Problem requirements:
Look through the material below. Copy every line with the string "chart" in it.

Source material:
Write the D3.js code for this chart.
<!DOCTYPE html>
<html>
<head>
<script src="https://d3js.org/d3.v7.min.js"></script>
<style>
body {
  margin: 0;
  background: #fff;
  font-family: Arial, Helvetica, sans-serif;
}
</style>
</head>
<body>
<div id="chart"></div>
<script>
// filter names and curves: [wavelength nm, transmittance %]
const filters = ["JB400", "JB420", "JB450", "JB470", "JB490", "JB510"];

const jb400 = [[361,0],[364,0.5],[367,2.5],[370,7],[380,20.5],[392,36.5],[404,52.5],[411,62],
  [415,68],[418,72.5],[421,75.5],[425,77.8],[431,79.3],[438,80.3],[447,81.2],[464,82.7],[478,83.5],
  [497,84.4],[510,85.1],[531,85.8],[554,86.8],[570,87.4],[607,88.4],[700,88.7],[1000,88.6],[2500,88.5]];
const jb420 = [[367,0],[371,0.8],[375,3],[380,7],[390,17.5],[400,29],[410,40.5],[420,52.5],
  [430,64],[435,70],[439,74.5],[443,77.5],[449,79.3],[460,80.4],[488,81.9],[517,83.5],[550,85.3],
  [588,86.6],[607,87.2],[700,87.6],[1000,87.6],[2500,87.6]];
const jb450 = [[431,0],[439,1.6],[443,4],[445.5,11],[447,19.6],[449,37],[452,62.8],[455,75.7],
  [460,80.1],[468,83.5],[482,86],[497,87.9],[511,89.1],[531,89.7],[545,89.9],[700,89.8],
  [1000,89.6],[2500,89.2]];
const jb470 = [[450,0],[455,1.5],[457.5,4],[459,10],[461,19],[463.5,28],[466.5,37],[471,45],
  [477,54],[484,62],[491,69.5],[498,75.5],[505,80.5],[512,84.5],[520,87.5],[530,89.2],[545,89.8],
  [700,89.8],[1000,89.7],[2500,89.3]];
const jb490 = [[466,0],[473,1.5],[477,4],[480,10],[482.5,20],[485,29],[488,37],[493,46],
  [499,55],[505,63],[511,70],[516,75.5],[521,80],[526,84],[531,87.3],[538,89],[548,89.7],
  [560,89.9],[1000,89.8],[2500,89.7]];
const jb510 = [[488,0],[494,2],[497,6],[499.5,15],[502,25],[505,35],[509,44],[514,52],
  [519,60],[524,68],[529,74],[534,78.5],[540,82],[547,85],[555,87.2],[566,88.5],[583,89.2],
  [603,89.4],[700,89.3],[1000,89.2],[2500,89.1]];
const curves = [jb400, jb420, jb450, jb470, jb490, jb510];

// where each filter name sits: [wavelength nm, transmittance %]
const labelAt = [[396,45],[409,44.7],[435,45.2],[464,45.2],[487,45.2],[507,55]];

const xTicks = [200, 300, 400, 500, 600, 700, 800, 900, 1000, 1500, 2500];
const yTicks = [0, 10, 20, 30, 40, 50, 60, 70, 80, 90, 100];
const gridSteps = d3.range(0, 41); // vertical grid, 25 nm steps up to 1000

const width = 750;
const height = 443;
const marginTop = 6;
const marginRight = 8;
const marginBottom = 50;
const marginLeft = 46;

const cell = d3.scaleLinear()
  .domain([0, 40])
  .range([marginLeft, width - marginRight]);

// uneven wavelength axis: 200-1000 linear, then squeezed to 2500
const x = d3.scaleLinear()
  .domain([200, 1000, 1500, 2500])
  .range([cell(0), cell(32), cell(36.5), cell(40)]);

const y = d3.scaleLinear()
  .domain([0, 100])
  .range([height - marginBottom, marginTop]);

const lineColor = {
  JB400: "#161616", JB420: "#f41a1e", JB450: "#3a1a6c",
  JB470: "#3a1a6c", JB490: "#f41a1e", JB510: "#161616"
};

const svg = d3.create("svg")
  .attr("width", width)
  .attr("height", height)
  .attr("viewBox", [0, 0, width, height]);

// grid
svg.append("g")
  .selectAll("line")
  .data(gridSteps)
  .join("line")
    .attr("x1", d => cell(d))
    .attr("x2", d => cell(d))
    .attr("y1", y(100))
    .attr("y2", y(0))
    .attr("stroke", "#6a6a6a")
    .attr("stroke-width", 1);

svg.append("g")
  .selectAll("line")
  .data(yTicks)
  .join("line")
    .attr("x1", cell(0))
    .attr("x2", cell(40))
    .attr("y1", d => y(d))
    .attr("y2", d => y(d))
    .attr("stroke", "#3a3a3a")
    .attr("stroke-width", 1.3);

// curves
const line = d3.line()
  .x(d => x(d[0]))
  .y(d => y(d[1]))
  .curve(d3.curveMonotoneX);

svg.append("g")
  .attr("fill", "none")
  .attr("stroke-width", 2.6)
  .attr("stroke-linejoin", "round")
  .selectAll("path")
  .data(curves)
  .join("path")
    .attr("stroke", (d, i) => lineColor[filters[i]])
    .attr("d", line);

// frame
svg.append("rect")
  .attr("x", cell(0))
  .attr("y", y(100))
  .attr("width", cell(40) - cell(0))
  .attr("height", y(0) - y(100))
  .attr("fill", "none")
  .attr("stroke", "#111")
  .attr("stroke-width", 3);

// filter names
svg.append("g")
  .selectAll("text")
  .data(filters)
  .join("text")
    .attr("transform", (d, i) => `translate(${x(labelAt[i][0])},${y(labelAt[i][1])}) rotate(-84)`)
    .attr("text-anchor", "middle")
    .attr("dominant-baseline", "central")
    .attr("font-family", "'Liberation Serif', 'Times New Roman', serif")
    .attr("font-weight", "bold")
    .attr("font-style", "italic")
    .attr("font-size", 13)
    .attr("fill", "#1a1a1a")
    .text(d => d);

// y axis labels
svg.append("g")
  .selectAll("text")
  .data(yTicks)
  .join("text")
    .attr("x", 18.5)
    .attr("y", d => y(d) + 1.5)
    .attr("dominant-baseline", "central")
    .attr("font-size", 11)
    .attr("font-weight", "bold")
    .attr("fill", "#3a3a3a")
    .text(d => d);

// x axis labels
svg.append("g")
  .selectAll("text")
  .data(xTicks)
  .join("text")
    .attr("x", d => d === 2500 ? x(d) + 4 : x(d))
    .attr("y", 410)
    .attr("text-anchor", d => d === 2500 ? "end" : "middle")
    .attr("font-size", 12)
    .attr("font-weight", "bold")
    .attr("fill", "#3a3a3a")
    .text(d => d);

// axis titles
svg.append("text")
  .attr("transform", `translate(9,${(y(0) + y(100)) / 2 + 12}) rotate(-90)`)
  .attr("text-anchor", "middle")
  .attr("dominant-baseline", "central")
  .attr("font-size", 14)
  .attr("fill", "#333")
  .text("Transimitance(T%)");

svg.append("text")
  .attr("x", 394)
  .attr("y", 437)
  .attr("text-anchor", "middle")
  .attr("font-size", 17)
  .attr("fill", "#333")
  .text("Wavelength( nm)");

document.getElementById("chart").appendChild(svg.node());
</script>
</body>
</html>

Solution to the problem:
Write the D3.js code for this chart.
<div id="chart"></div>
document.getElementById("chart").appendChild(svg.node());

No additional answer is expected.